● **The request**
Quote word for word the lines below, beginning with the first and ending with the one that has "(6.56,0.59) rectangle (6.585,7.77);". Drop the pictures.

● **Given information**
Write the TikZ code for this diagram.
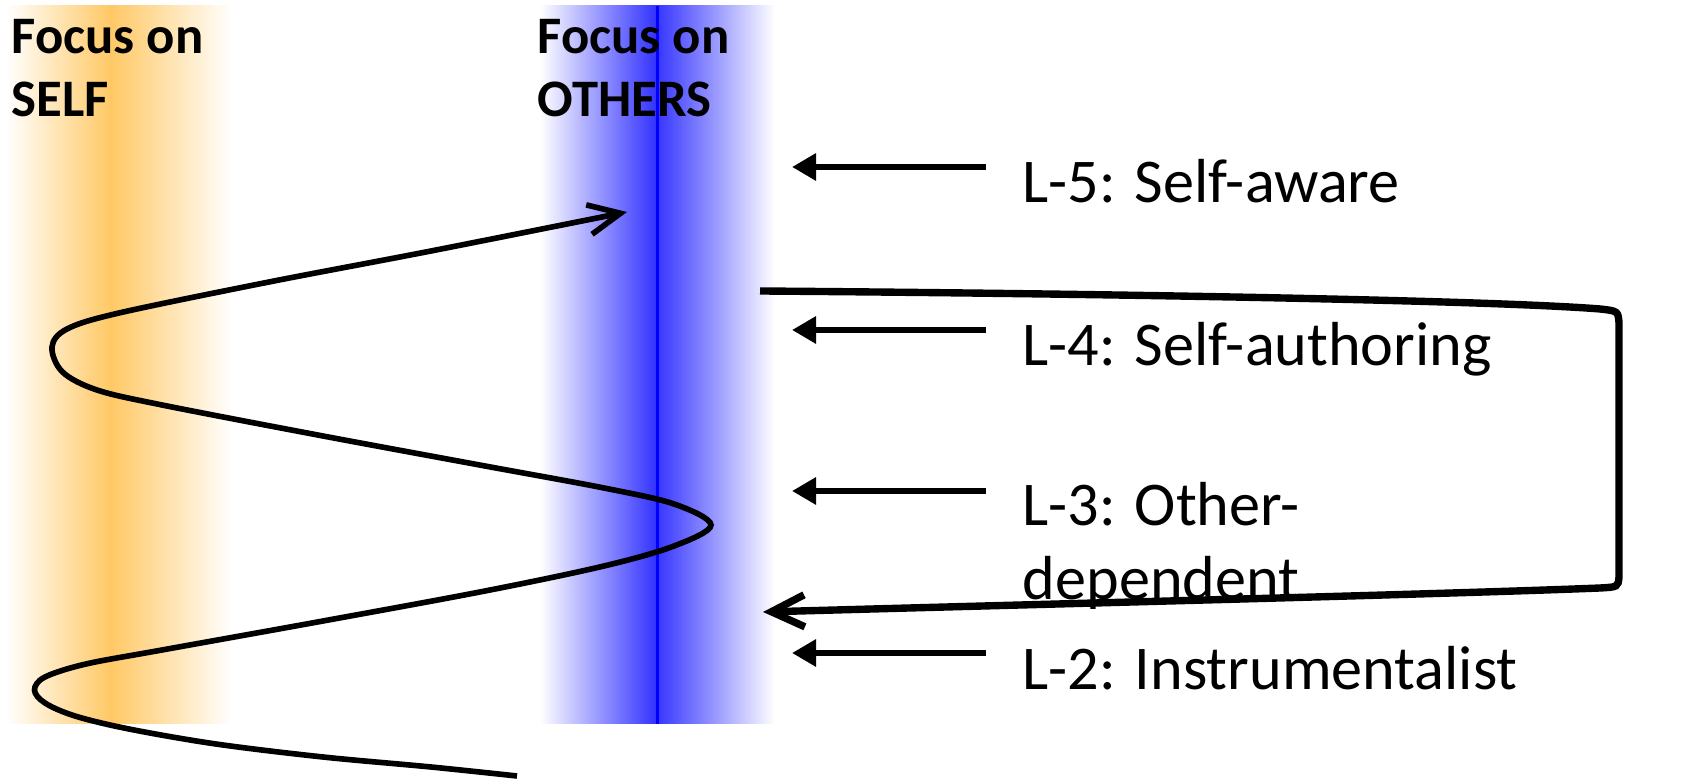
\documentclass[tikz,border=0pt]{standalone}
\usepackage{fontspec}
\setmainfont{Carlito}
\usetikzlibrary{arrows.meta,positioning}
\definecolor{selfOrange}{RGB}{255,200,100}
\definecolor{othersBlue}{RGB}{0,0,255}

\begin{document}
\begin{tikzpicture}[
    levelname/.style={font=\fontsize{17.7}{21.3}\selectfont,align=left,inner sep=0pt},
    focushead/.style={font=\fontsize{15}{18.2}\selectfont\bfseries,align=left,inner sep=0pt},
    levelarrow/.style={line width=1.85pt,-{Triangle[length=2.4mm,width=2.6mm]}},
    spiral/.style={line width=1.6pt,-{Straight Barb[length=3.2mm,width=3mm]}},
    backloop/.style={line width=2.1pt,-{Straight Barb[length=3.3mm,width=3.2mm]}}]

  \useasboundingbox (0,0) rectangle (16.9,7.83);
  \fill[white] (0,0) rectangle (16.9,7.83);

  % the two focus bands
  \shade[left color=white,right color=selfOrange] (0.06,0.59) rectangle (1.12,7.77);
  \shade[left color=selfOrange,right color=white] (1.10,0.59) rectangle (2.32,7.77);
  \shade[left color=white,right color=othersBlue!80] (5.40,0.59) rectangle (6.56,7.77);
  \shade[left color=othersBlue!80,right color=white] (6.55,0.59) rectangle (7.75,7.77);
  \fill[othersBlue] (6.56,0.59) rectangle (6.585,7.77);

  \node[focushead,anchor=base west] (self) at (0.11,6.66) {Focus on\\SELF};
  \node[focushead,anchor=base west] (others) at (5.37,6.66) {Focus on\\OTHERS};

  % swinging between self and others
  \draw[spiral] plot[smooth,tension=0.55] coordinates {
    (5.17,0.07) (4.31,0.16) (3.23,0.26) (2.16,0.39) (1.29,0.54) (0.75,0.67)
    (0.45,0.80) (0.345,0.93) (0.45,1.06) (0.86,1.19) (1.62,1.33) (3.23,1.62)
    (4.85,1.92) (6.04,2.17) (6.74,2.37) (7.11,2.58) (6.74,2.79) (6.04,2.95)
    (4.85,3.17) (3.23,3.47) (1.62,3.78) (0.97,3.93) (0.625,4.11) (0.52,4.36)
    (0.67,4.54) (1.19,4.70) (2.69,5.01) (4.31,5.32) (6.27,5.71)};

  % levels
  \foreach \n/\bl/\ay/\txt in {5/5.80/6.16/{Self-aware},4/4.17/4.53/{Self-authoring},
                               3/1.83/2.92/{Other-\\dependent},2/0.93/1.30/{Instrumentalist}}{
    \node[levelname,anchor=base west] (lv\n) at (10.22,\bl) {L-\n: \txt};
    \coordinate (tail\n) at (9.86,\ay);
    \coordinate (tip\n) at (7.92,\ay);
    \draw[levelarrow] (tail\n) -- (tip\n);
  }

  % falling back from L-4
  \coordinate (loopstart) at (7.60,4.92);
  \coordinate (loopend) at (7.63,1.71);
  \draw[backloop] (loopstart) .. controls (11.5,4.89) and (15.0,4.82) .. (16.0,4.74)
    .. controls (16.18,4.72) .. (16.19,4.60) -- (16.19,2.06)
    .. controls (16.18,1.96) .. (16.0,1.95)
    .. controls (14.5,1.89) and (10.5,1.79) .. (loopend);

\end{tikzpicture}
\end{document}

● **Exercise output**
Write the TikZ code for this diagram.
\documentclass[tikz,border=0pt]{standalone}
\usepackage{fontspec}
\setmainfont{Carlito}
\usetikzlibrary{arrows.meta,positioning}
\definecolor{selfOrange}{RGB}{255,200,100}
\definecolor{othersBlue}{RGB}{0,0,255}

\begin{document}
\begin{tikzpicture}[
    levelname/.style={font=\fontsize{17.7}{21.3}\selectfont,align=left,inner sep=0pt},
    focushead/.style={font=\fontsize{15}{18.2}\selectfont\bfseries,align=left,inner sep=0pt},
    levelarrow/.style={line width=1.85pt,-{Triangle[length=2.4mm,width=2.6mm]}},
    spiral/.style={line width=1.6pt,-{Straight Barb[length=3.2mm,width=3mm]}},
    backloop/.style={line width=2.1pt,-{Straight Barb[length=3.3mm,width=3.2mm]}}]

  \useasboundingbox (0,0) rectangle (16.9,7.83);
  \fill[white] (0,0) rectangle (16.9,7.83);

  % the two focus bands
  \shade[left color=white,right color=selfOrange] (0.06,0.59) rectangle (1.12,7.77);
  \shade[left color=selfOrange,right color=white] (1.10,0.59) rectangle (2.32,7.77);
  \shade[left color=white,right color=othersBlue!80] (5.40,0.59) rectangle (6.56,7.77);
  \shade[left color=othersBlue!80,right color=white] (6.55,0.59) rectangle (7.75,7.77);
  \fill[othersBlue] (6.56,0.59) rectangle (6.585,7.77);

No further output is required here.